## RECORDS FOR PROCESSING
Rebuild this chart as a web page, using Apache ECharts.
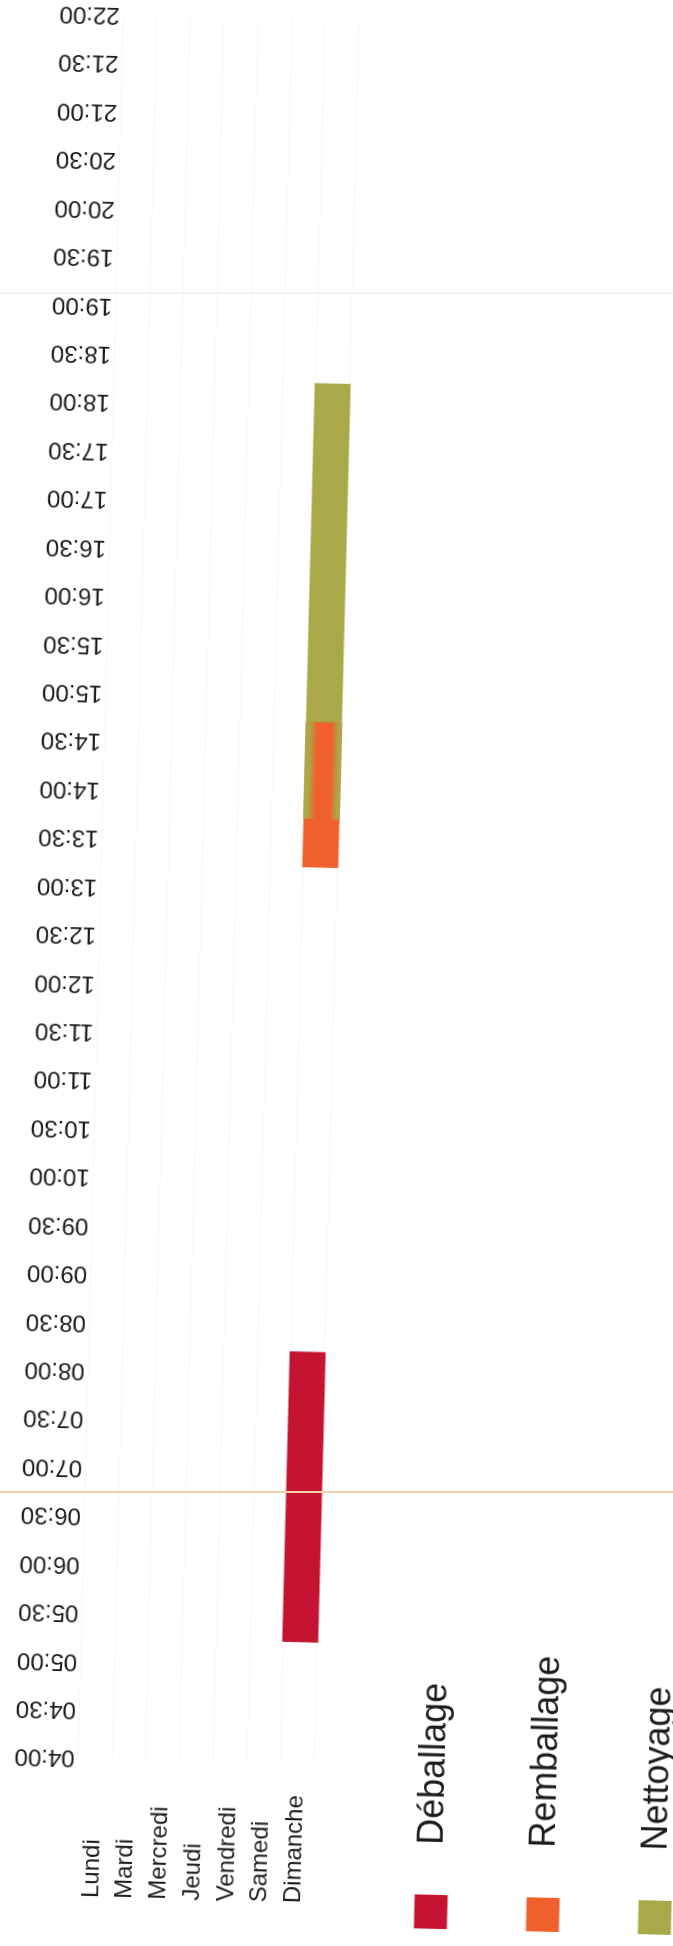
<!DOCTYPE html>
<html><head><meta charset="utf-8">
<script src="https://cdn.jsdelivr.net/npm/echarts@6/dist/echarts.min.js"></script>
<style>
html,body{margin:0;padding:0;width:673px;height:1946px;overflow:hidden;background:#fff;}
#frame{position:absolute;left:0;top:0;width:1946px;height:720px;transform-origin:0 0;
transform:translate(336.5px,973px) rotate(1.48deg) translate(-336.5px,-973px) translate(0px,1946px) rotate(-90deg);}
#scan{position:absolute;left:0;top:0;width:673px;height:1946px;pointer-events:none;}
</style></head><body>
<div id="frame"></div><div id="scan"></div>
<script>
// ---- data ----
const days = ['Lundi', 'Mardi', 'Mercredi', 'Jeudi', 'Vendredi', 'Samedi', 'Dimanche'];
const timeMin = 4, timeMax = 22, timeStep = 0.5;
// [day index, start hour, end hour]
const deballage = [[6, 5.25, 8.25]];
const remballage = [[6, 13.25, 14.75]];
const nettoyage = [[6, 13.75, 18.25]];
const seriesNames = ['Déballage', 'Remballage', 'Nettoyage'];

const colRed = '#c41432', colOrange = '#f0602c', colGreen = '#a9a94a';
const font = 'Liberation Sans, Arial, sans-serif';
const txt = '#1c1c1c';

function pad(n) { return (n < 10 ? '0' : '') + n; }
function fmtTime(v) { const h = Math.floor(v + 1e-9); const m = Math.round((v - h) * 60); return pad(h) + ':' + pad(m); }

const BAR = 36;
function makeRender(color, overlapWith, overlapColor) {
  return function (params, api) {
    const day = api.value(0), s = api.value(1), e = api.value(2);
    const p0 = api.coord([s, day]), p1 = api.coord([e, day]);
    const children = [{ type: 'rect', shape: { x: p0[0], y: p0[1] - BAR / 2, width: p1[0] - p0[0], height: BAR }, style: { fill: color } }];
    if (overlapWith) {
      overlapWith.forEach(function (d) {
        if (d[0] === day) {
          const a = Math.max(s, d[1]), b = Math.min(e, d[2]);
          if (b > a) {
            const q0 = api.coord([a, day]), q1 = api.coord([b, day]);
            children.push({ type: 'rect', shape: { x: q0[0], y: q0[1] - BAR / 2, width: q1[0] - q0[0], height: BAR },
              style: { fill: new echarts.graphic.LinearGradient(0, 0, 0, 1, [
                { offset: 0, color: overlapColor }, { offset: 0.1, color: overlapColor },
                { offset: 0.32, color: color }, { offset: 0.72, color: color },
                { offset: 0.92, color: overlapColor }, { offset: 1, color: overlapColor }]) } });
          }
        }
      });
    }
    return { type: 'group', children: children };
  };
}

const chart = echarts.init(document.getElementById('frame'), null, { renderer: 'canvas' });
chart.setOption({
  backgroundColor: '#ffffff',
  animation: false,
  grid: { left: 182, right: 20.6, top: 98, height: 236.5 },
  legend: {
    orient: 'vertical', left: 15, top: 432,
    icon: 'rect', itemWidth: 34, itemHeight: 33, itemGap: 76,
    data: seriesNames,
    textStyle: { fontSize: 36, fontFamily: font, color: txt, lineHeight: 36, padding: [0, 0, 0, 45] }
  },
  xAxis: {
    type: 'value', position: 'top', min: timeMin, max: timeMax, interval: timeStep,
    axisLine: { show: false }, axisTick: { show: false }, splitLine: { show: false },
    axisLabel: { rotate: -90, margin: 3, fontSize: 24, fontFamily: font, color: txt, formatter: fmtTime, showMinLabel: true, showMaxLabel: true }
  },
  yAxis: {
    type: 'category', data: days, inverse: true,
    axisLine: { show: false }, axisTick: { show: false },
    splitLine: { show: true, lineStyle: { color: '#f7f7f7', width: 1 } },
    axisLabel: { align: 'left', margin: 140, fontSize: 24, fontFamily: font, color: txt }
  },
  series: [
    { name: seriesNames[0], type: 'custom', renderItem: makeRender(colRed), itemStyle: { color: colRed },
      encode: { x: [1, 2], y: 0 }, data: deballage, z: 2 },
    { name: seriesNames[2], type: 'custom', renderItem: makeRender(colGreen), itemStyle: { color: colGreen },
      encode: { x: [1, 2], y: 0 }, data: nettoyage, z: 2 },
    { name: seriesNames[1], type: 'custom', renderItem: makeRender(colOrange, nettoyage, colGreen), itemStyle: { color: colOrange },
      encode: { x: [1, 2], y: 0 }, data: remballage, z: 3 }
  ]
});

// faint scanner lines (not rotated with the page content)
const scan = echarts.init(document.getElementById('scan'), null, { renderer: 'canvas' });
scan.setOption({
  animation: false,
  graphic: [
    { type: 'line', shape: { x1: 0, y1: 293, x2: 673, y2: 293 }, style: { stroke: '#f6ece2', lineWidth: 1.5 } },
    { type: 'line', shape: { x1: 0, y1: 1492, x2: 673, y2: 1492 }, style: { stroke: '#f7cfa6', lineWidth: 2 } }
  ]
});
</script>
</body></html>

* * *

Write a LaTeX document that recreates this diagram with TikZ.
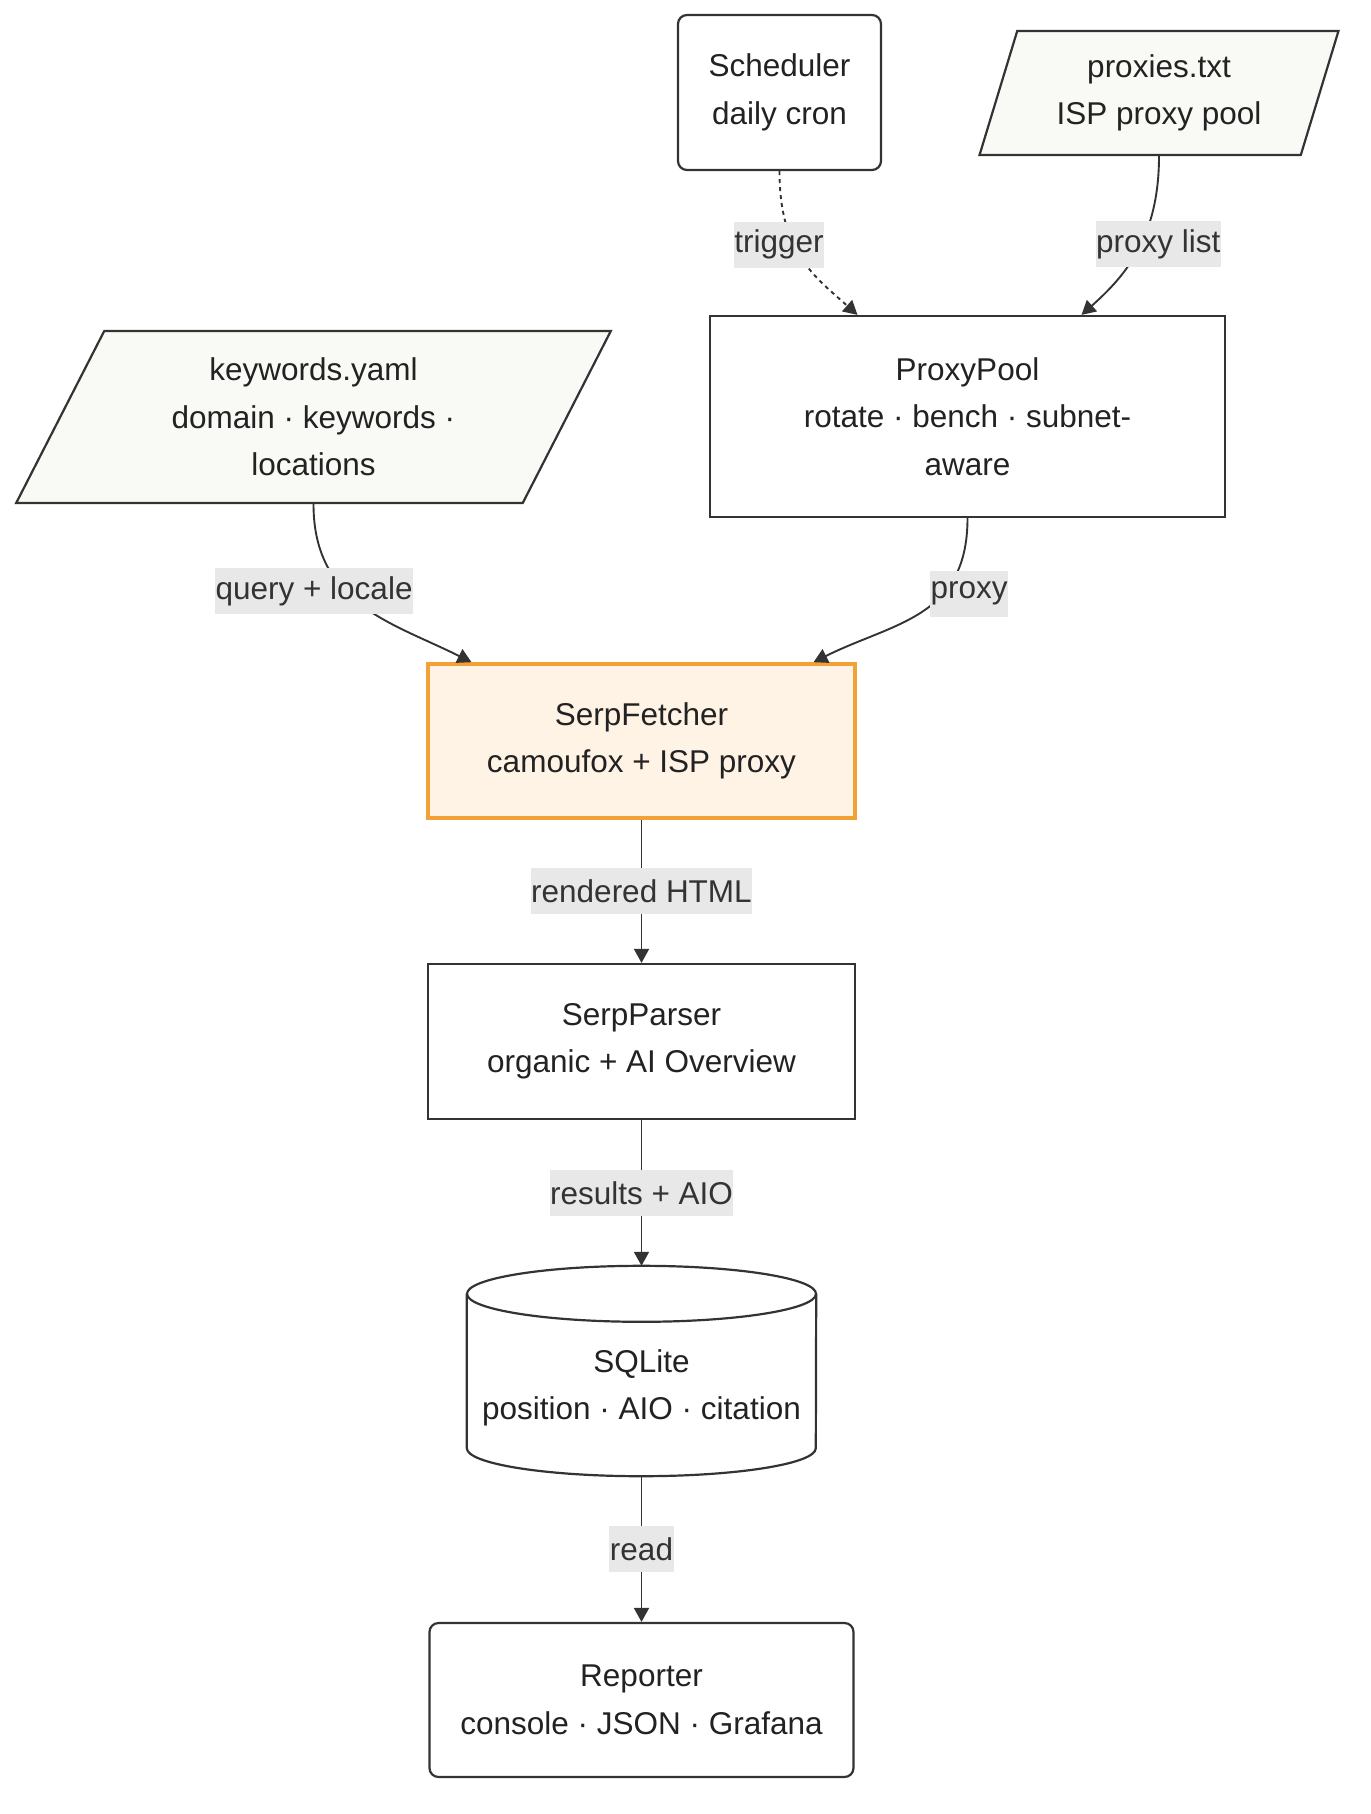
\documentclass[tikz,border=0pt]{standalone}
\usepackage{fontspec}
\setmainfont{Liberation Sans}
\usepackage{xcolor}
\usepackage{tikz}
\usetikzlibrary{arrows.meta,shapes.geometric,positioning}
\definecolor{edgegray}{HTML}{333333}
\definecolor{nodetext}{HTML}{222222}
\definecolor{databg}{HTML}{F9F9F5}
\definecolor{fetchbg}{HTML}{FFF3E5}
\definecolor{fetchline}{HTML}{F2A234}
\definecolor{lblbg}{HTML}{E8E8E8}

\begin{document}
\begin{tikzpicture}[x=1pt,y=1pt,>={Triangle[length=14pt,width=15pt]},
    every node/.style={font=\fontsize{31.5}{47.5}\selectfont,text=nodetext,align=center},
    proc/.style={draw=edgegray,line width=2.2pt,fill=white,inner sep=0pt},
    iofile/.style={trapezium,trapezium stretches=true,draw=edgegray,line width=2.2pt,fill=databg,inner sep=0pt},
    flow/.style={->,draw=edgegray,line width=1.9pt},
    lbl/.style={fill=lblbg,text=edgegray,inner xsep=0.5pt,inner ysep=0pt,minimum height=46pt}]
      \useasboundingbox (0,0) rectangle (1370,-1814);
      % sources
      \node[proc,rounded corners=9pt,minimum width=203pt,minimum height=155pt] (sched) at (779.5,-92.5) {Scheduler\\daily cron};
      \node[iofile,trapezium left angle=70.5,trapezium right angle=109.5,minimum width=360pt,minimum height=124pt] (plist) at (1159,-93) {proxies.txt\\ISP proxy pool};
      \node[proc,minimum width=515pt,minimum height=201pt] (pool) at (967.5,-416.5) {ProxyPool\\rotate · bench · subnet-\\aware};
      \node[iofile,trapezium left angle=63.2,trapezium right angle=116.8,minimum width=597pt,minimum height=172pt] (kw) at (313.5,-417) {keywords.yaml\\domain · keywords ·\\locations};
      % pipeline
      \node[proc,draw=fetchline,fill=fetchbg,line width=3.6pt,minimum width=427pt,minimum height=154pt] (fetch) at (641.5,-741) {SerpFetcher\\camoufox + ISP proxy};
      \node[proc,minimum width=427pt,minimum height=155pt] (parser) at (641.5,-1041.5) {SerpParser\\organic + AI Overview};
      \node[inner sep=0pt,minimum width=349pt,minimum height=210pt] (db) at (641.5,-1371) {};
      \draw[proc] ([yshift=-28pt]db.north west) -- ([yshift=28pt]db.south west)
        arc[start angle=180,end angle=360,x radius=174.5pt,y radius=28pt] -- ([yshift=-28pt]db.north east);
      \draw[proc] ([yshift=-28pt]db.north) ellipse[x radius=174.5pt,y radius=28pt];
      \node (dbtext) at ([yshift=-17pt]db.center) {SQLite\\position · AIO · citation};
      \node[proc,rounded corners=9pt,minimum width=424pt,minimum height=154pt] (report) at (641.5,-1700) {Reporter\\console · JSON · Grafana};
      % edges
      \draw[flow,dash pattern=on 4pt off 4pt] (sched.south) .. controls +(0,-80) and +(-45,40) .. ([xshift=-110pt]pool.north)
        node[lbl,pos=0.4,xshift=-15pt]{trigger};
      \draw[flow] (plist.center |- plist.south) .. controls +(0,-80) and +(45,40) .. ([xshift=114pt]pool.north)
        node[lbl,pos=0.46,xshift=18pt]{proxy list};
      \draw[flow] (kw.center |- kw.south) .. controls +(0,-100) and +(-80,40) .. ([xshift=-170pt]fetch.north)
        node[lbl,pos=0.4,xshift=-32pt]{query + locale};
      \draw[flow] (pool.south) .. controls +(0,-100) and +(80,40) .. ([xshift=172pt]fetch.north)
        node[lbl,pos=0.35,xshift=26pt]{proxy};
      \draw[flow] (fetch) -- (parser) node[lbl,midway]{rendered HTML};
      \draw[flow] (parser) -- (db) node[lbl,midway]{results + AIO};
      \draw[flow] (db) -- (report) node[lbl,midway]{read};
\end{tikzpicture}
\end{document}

## YOUR INSTRUCTIONS
Give again, word for word, the lines from the one that contains "Rebuild this chart" to the one that contains "const txt = '#1c1c1c';", both included. Omit the pictures.

## SOLUTION TO THIS PROBLEM
Rebuild this chart as a web page, using Apache ECharts.
<!DOCTYPE html>
<html><head><meta charset="utf-8">
<script src="https://cdn.jsdelivr.net/npm/echarts@6/dist/echarts.min.js"></script>
<style>
html,body{margin:0;padding:0;width:673px;height:1946px;overflow:hidden;background:#fff;}
#frame{position:absolute;left:0;top:0;width:1946px;height:720px;transform-origin:0 0;
transform:translate(336.5px,973px) rotate(1.48deg) translate(-336.5px,-973px) translate(0px,1946px) rotate(-90deg);}
#scan{position:absolute;left:0;top:0;width:673px;height:1946px;pointer-events:none;}
</style></head><body>
<div id="frame"></div><div id="scan"></div>
<script>
// ---- data ----
const days = ['Lundi', 'Mardi', 'Mercredi', 'Jeudi', 'Vendredi', 'Samedi', 'Dimanche'];
const timeMin = 4, timeMax = 22, timeStep = 0.5;
// [day index, start hour, end hour]
const deballage = [[6, 5.25, 8.25]];
const remballage = [[6, 13.25, 14.75]];
const nettoyage = [[6, 13.75, 18.25]];
const seriesNames = ['Déballage', 'Remballage', 'Nettoyage'];

const colRed = '#c41432', colOrange = '#f0602c', colGreen = '#a9a94a';
const font = 'Liberation Sans, Arial, sans-serif';
const txt = '#1c1c1c';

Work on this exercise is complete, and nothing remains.